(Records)

═══

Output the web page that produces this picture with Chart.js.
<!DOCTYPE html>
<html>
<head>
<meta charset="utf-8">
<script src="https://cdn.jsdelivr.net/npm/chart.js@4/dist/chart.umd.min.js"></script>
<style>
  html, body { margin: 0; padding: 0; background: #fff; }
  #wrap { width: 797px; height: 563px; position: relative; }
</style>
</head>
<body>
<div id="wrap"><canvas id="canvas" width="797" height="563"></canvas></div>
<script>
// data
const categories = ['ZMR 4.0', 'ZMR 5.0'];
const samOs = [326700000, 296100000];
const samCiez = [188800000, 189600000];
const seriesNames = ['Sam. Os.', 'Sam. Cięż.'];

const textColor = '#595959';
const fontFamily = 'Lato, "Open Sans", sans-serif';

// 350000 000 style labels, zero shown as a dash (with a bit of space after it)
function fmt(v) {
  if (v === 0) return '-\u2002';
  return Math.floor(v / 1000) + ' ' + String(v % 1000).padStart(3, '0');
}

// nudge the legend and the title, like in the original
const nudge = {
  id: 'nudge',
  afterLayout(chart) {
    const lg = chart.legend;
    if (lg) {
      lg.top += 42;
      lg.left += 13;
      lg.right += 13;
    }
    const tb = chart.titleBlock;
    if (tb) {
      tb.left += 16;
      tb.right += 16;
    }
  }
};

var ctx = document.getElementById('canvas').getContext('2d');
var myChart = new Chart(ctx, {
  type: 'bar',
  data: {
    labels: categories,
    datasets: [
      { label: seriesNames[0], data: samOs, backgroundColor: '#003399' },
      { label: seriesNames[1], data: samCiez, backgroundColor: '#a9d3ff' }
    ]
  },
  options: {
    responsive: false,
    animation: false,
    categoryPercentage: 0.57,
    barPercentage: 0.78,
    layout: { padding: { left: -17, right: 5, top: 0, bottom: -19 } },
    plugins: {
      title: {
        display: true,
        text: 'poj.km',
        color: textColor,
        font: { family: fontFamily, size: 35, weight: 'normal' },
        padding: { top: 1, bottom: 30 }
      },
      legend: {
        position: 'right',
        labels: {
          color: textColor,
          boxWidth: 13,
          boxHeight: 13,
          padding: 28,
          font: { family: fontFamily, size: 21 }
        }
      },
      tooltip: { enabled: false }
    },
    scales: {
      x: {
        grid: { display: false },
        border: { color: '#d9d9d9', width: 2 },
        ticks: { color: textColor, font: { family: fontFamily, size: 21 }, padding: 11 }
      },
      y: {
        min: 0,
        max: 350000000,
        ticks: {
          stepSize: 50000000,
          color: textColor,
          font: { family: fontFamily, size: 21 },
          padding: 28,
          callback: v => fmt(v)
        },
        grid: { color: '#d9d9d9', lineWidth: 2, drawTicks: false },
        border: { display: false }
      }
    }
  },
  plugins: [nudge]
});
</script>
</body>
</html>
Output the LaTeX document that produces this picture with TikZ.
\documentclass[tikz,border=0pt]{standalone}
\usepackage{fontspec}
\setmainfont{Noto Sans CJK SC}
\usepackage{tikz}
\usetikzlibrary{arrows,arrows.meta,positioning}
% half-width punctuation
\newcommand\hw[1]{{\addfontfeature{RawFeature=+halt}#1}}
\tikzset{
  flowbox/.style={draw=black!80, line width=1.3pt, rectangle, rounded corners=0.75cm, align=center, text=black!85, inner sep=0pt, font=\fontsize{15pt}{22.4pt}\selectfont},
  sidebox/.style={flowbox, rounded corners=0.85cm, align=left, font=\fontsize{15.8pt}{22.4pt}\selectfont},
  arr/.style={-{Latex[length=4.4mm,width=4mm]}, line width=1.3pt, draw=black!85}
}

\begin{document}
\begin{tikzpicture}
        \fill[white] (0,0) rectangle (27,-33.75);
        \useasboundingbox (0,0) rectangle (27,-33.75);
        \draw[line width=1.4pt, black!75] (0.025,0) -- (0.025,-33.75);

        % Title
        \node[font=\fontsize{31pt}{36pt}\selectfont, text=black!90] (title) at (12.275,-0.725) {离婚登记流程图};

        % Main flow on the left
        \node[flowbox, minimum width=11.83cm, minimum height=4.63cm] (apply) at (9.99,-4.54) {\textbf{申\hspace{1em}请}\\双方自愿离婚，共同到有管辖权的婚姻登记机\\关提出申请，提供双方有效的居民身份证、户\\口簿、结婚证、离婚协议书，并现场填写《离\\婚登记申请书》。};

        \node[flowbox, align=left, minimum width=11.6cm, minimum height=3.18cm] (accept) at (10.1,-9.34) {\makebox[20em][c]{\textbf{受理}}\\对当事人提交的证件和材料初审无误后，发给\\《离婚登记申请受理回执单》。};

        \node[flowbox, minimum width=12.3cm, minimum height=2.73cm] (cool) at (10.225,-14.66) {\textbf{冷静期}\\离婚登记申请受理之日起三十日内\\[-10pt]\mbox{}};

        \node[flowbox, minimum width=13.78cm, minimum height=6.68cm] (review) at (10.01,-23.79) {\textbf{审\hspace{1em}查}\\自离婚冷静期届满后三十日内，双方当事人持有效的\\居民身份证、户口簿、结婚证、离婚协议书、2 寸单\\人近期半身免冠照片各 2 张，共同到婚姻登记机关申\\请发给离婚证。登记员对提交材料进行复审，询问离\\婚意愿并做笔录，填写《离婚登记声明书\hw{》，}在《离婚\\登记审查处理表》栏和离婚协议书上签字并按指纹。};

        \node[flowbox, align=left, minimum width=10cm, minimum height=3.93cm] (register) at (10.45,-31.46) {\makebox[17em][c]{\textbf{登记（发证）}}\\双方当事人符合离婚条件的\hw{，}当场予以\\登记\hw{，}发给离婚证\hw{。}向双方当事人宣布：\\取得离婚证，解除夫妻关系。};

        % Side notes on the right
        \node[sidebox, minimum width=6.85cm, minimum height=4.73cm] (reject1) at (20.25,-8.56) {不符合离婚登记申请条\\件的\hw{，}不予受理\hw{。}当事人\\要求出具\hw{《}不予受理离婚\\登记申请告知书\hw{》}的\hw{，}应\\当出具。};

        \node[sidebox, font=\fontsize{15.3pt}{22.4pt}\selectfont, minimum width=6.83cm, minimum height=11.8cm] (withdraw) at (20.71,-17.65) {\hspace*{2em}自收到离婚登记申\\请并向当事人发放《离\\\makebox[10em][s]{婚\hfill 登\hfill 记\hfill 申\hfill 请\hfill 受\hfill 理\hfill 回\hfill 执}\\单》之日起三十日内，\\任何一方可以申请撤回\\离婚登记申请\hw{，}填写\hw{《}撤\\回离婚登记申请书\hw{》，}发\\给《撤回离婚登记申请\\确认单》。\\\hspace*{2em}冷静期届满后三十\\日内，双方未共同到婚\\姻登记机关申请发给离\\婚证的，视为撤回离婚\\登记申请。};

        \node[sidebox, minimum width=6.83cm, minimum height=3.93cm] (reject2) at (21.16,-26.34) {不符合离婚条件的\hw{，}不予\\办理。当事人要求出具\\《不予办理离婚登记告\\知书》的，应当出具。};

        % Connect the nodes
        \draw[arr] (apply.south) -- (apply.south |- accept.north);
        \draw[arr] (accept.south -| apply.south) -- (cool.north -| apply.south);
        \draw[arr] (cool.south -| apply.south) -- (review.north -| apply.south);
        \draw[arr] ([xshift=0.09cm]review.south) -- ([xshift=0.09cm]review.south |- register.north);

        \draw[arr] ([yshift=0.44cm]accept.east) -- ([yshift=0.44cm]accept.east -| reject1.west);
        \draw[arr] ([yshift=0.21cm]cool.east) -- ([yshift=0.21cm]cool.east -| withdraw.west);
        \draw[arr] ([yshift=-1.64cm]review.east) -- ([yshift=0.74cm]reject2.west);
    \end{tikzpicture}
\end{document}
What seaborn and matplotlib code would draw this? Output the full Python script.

═══

> **What is expected**: Extract the data in full. Keep it word for word.

> **Solved exercise**:
Output the web page that produces this picture with Chart.js.
<!DOCTYPE html>
<html>
<head>
<meta charset="utf-8">
<script src="https://cdn.jsdelivr.net/npm/chart.js@4/dist/chart.umd.min.js"></script>
<style>
  html, body { margin: 0; padding: 0; background: #fff; }
  #wrap { width: 797px; height: 563px; position: relative; }
</style>
</head>
<body>
<div id="wrap"><canvas id="canvas" width="797" height="563"></canvas></div>
<script>
// data
const categories = ['ZMR 4.0', 'ZMR 5.0'];
const samOs = [326700000, 296100000];
const samCiez = [188800000, 189600000];
const seriesNames = ['Sam. Os.', 'Sam. Cięż.'];

const textColor = '#595959';
const fontFamily = 'Lato, "Open Sans", sans-serif';

// 350000 000 style labels, zero shown as a dash (with a bit of space after it)
function fmt(v) {
  if (v === 0) return '-\u2002';
  return Math.floor(v / 1000) + ' ' + String(v % 1000).padStart(3, '0');
}

// nudge the legend and the title, like in the original
const nudge = {
  id: 'nudge',
  afterLayout(chart) {
    const lg = chart.legend;
    if (lg) {
      lg.top += 42;
      lg.left += 13;
      lg.right += 13;
    }
    const tb = chart.titleBlock;
    if (tb) {
      tb.left += 16;
      tb.right += 16;
    }
  }
};

var ctx = document.getElementById('canvas').getContext('2d');
var myChart = new Chart(ctx, {
  type: 'bar',
  data: {
    labels: categories,
    datasets: [
      { label: seriesNames[0], data: samOs, backgroundColor: '#003399' },
      { label: seriesNames[1], data: samCiez, backgroundColor: '#a9d3ff' }
    ]
  },
  options: {
    responsive: false,
    animation: false,
    categoryPercentage: 0.57,
    barPercentage: 0.78,
    layout: { padding: { left: -17, right: 5, top: 0, bottom: -19 } },
    plugins: {
      title: {
        display: true,
        text: 'poj.km',
        color: textColor,
        font: { family: fontFamily, size: 35, weight: 'normal' },
        padding: { top: 1, bottom: 30 }
      },
      legend: {
        position: 'right',
        labels: {
          color: textColor,
          boxWidth: 13,
          boxHeight: 13,
          padding: 28,
          font: { family: fontFamily, size: 21 }
        }
      },
      tooltip: { enabled: false }
    },
    scales: {
      x: {
        grid: { display: false },
        border: { color: '#d9d9d9', width: 2 },
        ticks: { color: textColor, font: { family: fontFamily, size: 21 }, padding: 11 }
      },
      y: {
        min: 0,
        max: 350000000,
        ticks: {
          stepSize: 50000000,
          color: textColor,
          font: { family: fontFamily, size: 21 },
          padding: 28,
          callback: v => fmt(v)
        },
        grid: { color: '#d9d9d9', lineWidth: 2, drawTicks: false },
        border: { display: false }
      }
    }
  },
  plugins: [nudge]
});
</script>
</body>
</html>
Output the LaTeX document that produces this picture with TikZ.
\documentclass[tikz,border=0pt]{standalone}
\usepackage{fontspec}
\setmainfont{Noto Sans CJK SC}
\usepackage{tikz}
\usetikzlibrary{arrows,arrows.meta,positioning}
% half-width punctuation
\newcommand\hw[1]{{\addfontfeature{RawFeature=+halt}#1}}
\tikzset{
  flowbox/.style={draw=black!80, line width=1.3pt, rectangle, rounded corners=0.75cm, align=center, text=black!85, inner sep=0pt, font=\fontsize{15pt}{22.4pt}\selectfont},
  sidebox/.style={flowbox, rounded corners=0.85cm, align=left, font=\fontsize{15.8pt}{22.4pt}\selectfont},
  arr/.style={-{Latex[length=4.4mm,width=4mm]}, line width=1.3pt, draw=black!85}
}

\begin{document}
\begin{tikzpicture}
        \fill[white] (0,0) rectangle (27,-33.75);
        \useasboundingbox (0,0) rectangle (27,-33.75);
        \draw[line width=1.4pt, black!75] (0.025,0) -- (0.025,-33.75);

        % Title
        \node[font=\fontsize{31pt}{36pt}\selectfont, text=black!90] (title) at (12.275,-0.725) {离婚登记流程图};

        % Main flow on the left
        \node[flowbox, minimum width=11.83cm, minimum height=4.63cm] (apply) at (9.99,-4.54) {\textbf{申\hspace{1em}请}\\双方自愿离婚，共同到有管辖权的婚姻登记机\\关提出申请，提供双方有效的居民身份证、户\\口簿、结婚证、离婚协议书，并现场填写《离\\婚登记申请书》。};

        \node[flowbox, align=left, minimum width=11.6cm, minimum height=3.18cm] (accept) at (10.1,-9.34) {\makebox[20em][c]{\textbf{受理}}\\对当事人提交的证件和材料初审无误后，发给\\《离婚登记申请受理回执单》。};

        \node[flowbox, minimum width=12.3cm, minimum height=2.73cm] (cool) at (10.225,-14.66) {\textbf{冷静期}\\离婚登记申请受理之日起三十日内\\[-10pt]\mbox{}};

        \node[flowbox, minimum width=13.78cm, minimum height=6.68cm] (review) at (10.01,-23.79) {\textbf{审\hspace{1em}查}\\自离婚冷静期届满后三十日内，双方当事人持有效的\\居民身份证、户口簿、结婚证、离婚协议书、2 寸单\\人近期半身免冠照片各 2 张，共同到婚姻登记机关申\\请发给离婚证。登记员对提交材料进行复审，询问离\\婚意愿并做笔录，填写《离婚登记声明书\hw{》，}在《离婚\\登记审查处理表》栏和离婚协议书上签字并按指纹。};

        \node[flowbox, align=left, minimum width=10cm, minimum height=3.93cm] (register) at (10.45,-31.46) {\makebox[17em][c]{\textbf{登记（发证）}}\\双方当事人符合离婚条件的\hw{，}当场予以\\登记\hw{，}发给离婚证\hw{。}向双方当事人宣布：\\取得离婚证，解除夫妻关系。};

        % Side notes on the right
        \node[sidebox, minimum width=6.85cm, minimum height=4.73cm] (reject1) at (20.25,-8.56) {不符合离婚登记申请条\\件的\hw{，}不予受理\hw{。}当事人\\要求出具\hw{《}不予受理离婚\\登记申请告知书\hw{》}的\hw{，}应\\当出具。};

        \node[sidebox, font=\fontsize{15.3pt}{22.4pt}\selectfont, minimum width=6.83cm, minimum height=11.8cm] (withdraw) at (20.71,-17.65) {\hspace*{2em}自收到离婚登记申\\请并向当事人发放《离\\\makebox[10em][s]{婚\hfill 登\hfill 记\hfill 申\hfill 请\hfill 受\hfill 理\hfill 回\hfill 执}\\单》之日起三十日内，\\任何一方可以申请撤回\\离婚登记申请\hw{，}填写\hw{《}撤\\回离婚登记申请书\hw{》，}发\\给《撤回离婚登记申请\\确认单》。\\\hspace*{2em}冷静期届满后三十\\日内，双方未共同到婚\\姻登记机关申请发给离\\婚证的，视为撤回离婚\\登记申请。};

        \node[sidebox, minimum width=6.83cm, minimum height=3.93cm] (reject2) at (21.16,-26.34) {不符合离婚条件的\hw{，}不予\\办理。当事人要求出具\\《不予办理离婚登记告\\知书》的，应当出具。};

        % Connect the nodes
        \draw[arr] (apply.south) -- (apply.south |- accept.north);
        \draw[arr] (accept.south -| apply.south) -- (cool.north -| apply.south);
        \draw[arr] (cool.south -| apply.south) -- (review.north -| apply.south);
        \draw[arr] ([xshift=0.09cm]review.south) -- ([xshift=0.09cm]review.south |- register.north);

        \draw[arr] ([yshift=0.44cm]accept.east) -- ([yshift=0.44cm]accept.east -| reject1.west);
        \draw[arr] ([yshift=0.21cm]cool.east) -- ([yshift=0.21cm]cool.east -| withdraw.west);
        \draw[arr] ([yshift=-1.64cm]review.east) -- ([yshift=0.74cm]reject2.west);
    \end{tikzpicture}
\end{document}
What seaborn and matplotlib code would draw this? Output the full Python script.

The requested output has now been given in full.